Several decades ago, as students of IIT Delhi, my friends and I used to be insanely jealous of Delhi University colleges. Not only did they have a better female-to-male ratio than us, their colleges were far more relaxed when it came to discipline.
The IITs kept us in the grind. We had over 40 class tests, quizzes and mid-term tests every semester, all of which counted towards our grade point average. Class attendance was strictly monitored, and sometimes even contributed to our final score.
Meanwhile, our friends at DU couldn’t party enough. They rarely attended classes. College for them meant doing adda in the campus lawns. Barring a handful of elite DU colleges (say Stephen’s and SRCC), academics was second priority.
Apart from rigour, IITs were also at a different level when it came to enforcing discipline. Any significant act of student indiscipline — skipping too many classes, breaking into a professor’s office to steal a paper (yes, it has happened), vandalism or inappropriate behaviour with women — met with one fate, the infamous DisCo or Disciplinary Committee. The DisCo never spares, used to be the adage. DisCo punishment could mean expulsion from IIT, which meant a dark future.
Hence, IIT students had a reputation for being disciplined. We did have fun, including doing some barely legal stuff. However, we also paid attention to academics. And we never crossed a certain line even when it came to mischievous fun.
DU students, of course, had no such restraint. They even had time for politics, and took campus elections seriously. Youth wings of national political parties dominated DU elections. There was something cool about student leaders, bands around their foreheads, screaming about change. Joining busloads of students, roaming from college to college campaigning seemed far more fun than preparing for the next Applied Mechanics quiz.
IIT had student body elections too, but it was a low-key affair. Even posters weren’t allowed on campus. Our politics was limited to cute horse-trading between hostels, a far cry from the highly charged atmosphere at DU.
We IITians weren’t as cool as DU in some ways. However, we can safely say this — our students did really well and got great jobs. And this is what they came to campus for. We also did not have the ugly violence that occurs in DU from time to time, as it did in Ramjas College recently.
We endlessly discuss the Ramjas incident, although we focus on the wrong issues. We make it about tolerance vs intolerance, ABVP vs AISA, right vs left, BJP vs Congress, and ultimately what every political debate in India gets reduced to — pro-Modi vs anti-Modi.
It’s stupid. For the key issue is this — DU is out of control. The current management, and that includes the V-C, the dean and the various college principals, simply cannot keep DU in check. We have a university that gets the best students, yet has little regard for academic rigour or discipline.
More than 95% students who come to DU just want to study and have a good future. The failure to control the remaining 5% goons is harming the university’s reputation, the atmosphere on campus and risking the future of all who study there. This can be fixed if there is a will to do so.
Why do we have a system where it is okay to not attend classes while you can mug up for exams at the end of the year? Why are the disciplinary committees so lax? How many students have been expelled from DU for engaging in violence in the past few years? Why are people who don’t study in a particular college hanging about in the college canteen?
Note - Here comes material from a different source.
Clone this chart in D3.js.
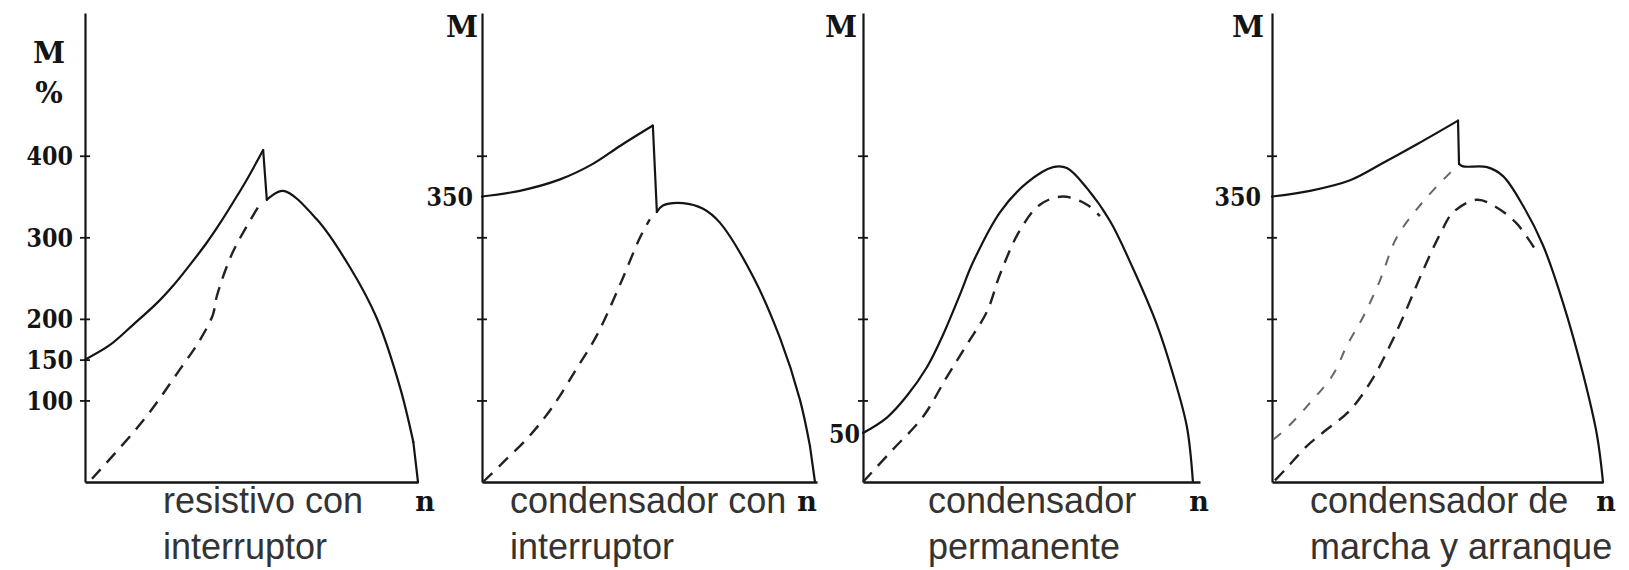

Is it a college or an adda? Why does all this happen at DU, but not at the IITs, IIMs, NDA or AIIMS?
There is nothing inherently wrong in students having political views or even an interest in politics. The line is crossed when there are violent threats or actual violence. It is then that immediate, hard action must be taken so nobody tries such a stunt again. Students must be kept busy through the duration of their course. And outsiders have no business hanging around the campus.
It is about time people who claim to be running DU actually took charge and prevented this great university from going out of control. As for the students, the best advice would be to focus on your studies and your future. It is good to have views on national issues. However, don’t do it at the expense of deviating from your own life goals. Never allow yourself to be used by the media or politicians and mess up your career in the process. Make the most of college life, and that is when you use it to make your future.